Very fine, taut mobster thriller. No flab, just hard-nosed policing (Mitchum) and hard-nosed gangstering (Ryan) with an excellent supporting cast.
Besides the usual tropes, the film has a strong political commentary within the storyline.
The way it brings in city politics and the local media prefigures much later series like The Wire.
This is a close remake of a 1928 gangster film, but updated from prohibition to the less febrile syndicates of the postwar period. Robert Ryan is stuck in the past when deals were ratified with a machine gun. His partners want him to modernise. Robert Mitchum is the impassive, laconic police chief who intends to bring him down, by whatever means necessary.
And that includes operating outside the law. Some of his precinct stick their neck out an awful long way, but others are in the pay of the mob. This could have ended up a typically chaotic Howard Hughes production- six directors were employed!- but it's actually a rousing, brutal crime film, with car chases, explosions and gunfights which are above par for the period.

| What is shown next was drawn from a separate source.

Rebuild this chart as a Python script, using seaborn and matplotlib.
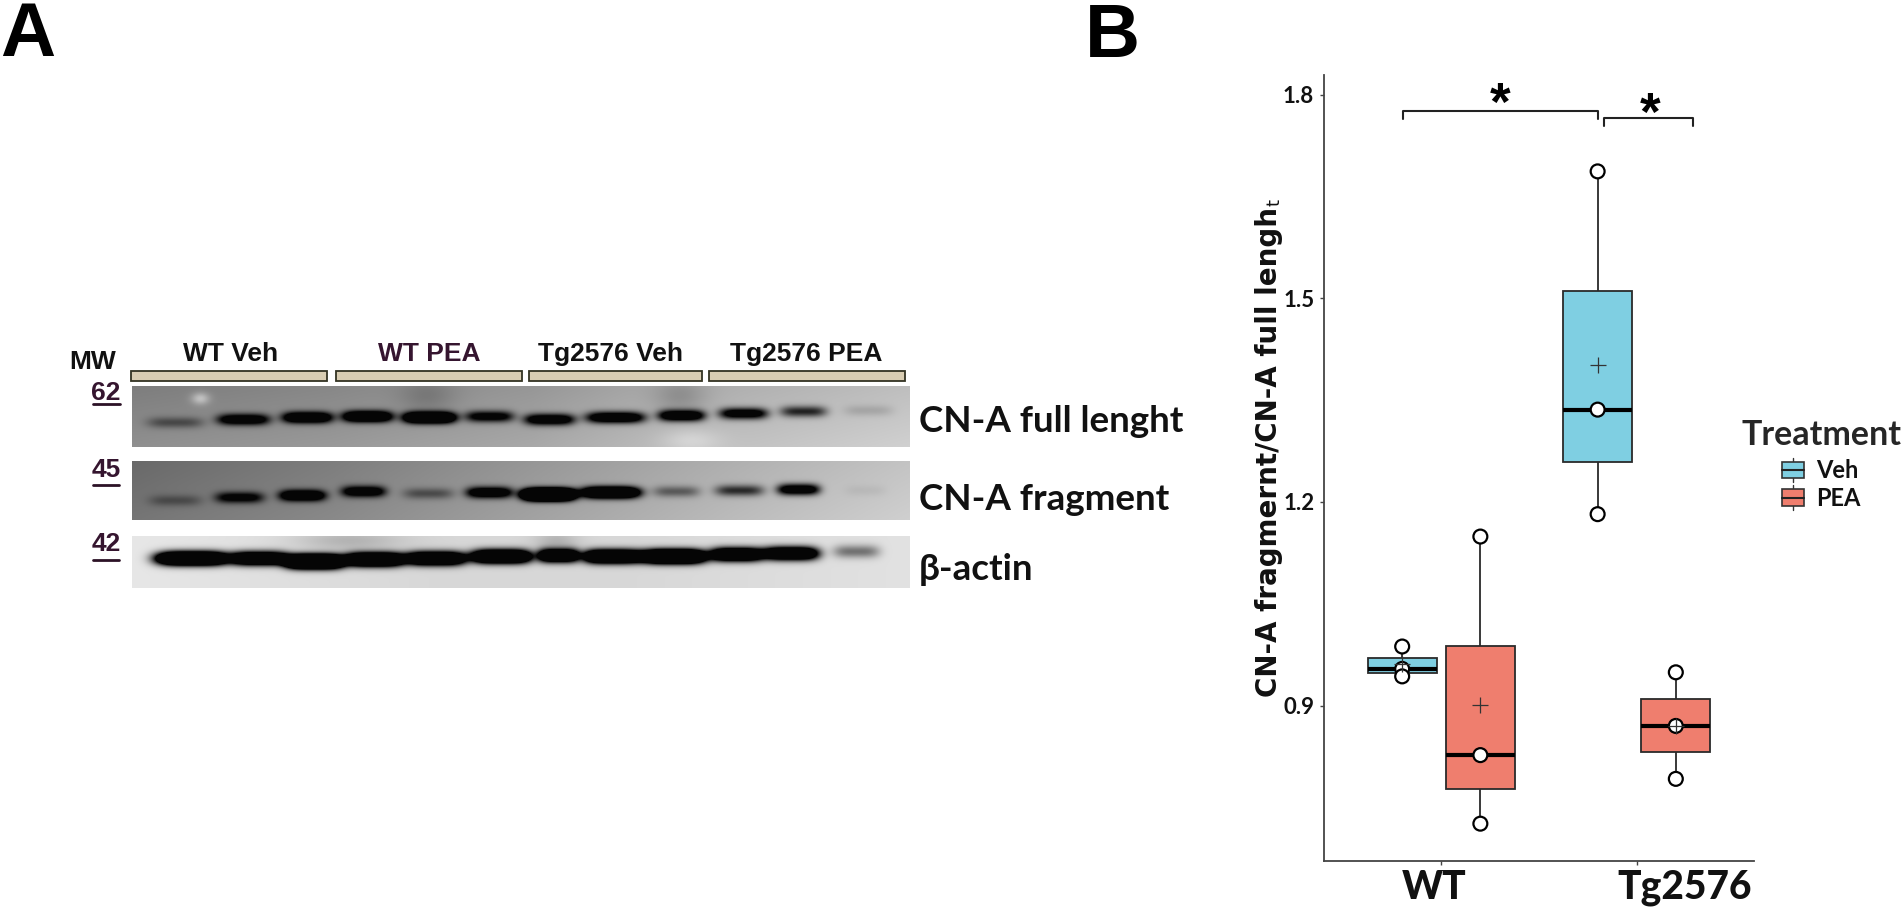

Despite its origins going back into the silents, it's not dated and is among the best of the second wave of gangster pictures which ran through the '50s. It's not as good as The Big Heat (1953) but it is that sort of film, with the impression that crime is now a semi-legitimate business enterprise which has corrupted law and order and politics. So a long way from Little Caesar.
The two stars are well matched and William Talman a standout as a reckless ex-Marine who will pay any price to eliminate the mob. Though Lizabeth Scott is wasted in a nothing role as a nightclub singer. With the Production Code still in operation there is some '30s style moralising to offset the violence. Yet its portrayal of the cops as just another gang, is way ahead of its time.